Thursday, September 18, 2014

Discovering Passion (Why I Write Children's Books)

 When family and friends find out that I write and illustrate children’s books they frequently ask how I got into it, often suggesting that it must surely have grown out of some lifelong dream. As much as I would like to confirm that inspiring explanation, I must admit that it wasn’t like that at all.

The truth is that making children’s books came upon me rather suddenly and inexplicably. True, my whole life I’ve drawn and written poetry abundantly, and creating things has always been of highest fulfillment to me. Perhaps the books are the natural conjoining of these long-existing passions. Predictably, therefore, the creation of these books has been a treasure to me – a life source to my spirit.

I guess it all started when I had an idea for a storyline based on the hilarious true experiences of my younger brother. I created a character for the story and began writing. I had no idea what I was doing… or what I was starting.

The books evolved from there. Each subsequent book was better than the last – I began to find my style and niche.

Often I’m asked, “What is the lesson taught in your books. What is your theme or moral?” Again, I find myself unable to confirm their expectations that my books are intentionally designed to teach lessons to children. Actually, I’ve always seen that approach as a betrayal of my friends, the kids, to tell a story with a hidden agenda for indoctrinating them. Rather, the stories come to me and I write what I imagine.
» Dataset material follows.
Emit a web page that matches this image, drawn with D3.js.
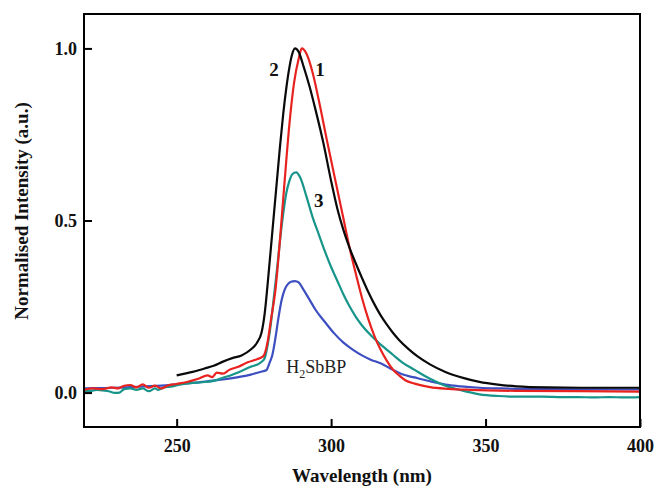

The stories are meant to be fun and entertaining. The interesting thing is that my own morals and beliefs naturally show through in my writing. It is how I view the world. So I suppose there are themes and messages, but they are subtler, originating from the most sincere part of my heart.

Many times, it wasn’t until after the book was written that I discovered the meaning it contained. As I recognized this, I realized how the books could benefit all with heart-warming, hopeful, and inspiring messages. Thus, a hope has been born in me that each book will inspire not only the child, but also, and possibly more importantly, the parent who reads it to them. In this way, I’ve come to believe confidently that these are more than average children’s books, but something much more – something magical.
All that being said, one of the most fulfilling part of this is interacting with the kids in school readings. We have a blast watching Marker Kid videos, coloring, making up our own character like Ethan the Earth (totally dictated by the children, only drawn by me}, and of course reading the books.  The best thing is seeing the creative characters created by the kids themselves. That makes me happy.


  1. It is a good thing you are doing. The kids love your books and they do have a good feeling about them even without you 'meaning' to put it there. Thanks for sharing your creativity!

  2. I remember that white plastic briefcase that you would put all your drawings in when you were little. And then I remember when you started writing poetry in junior high and high school but didn't want anyone to know. They were really good poems too. Thanks for always sharing them with me. I love your children's books. They are all so creative. My favorite two are "The Broken Lighthouse" and "Penny and the #2 Pencil". My piano students read them while they're waiting for their lesson.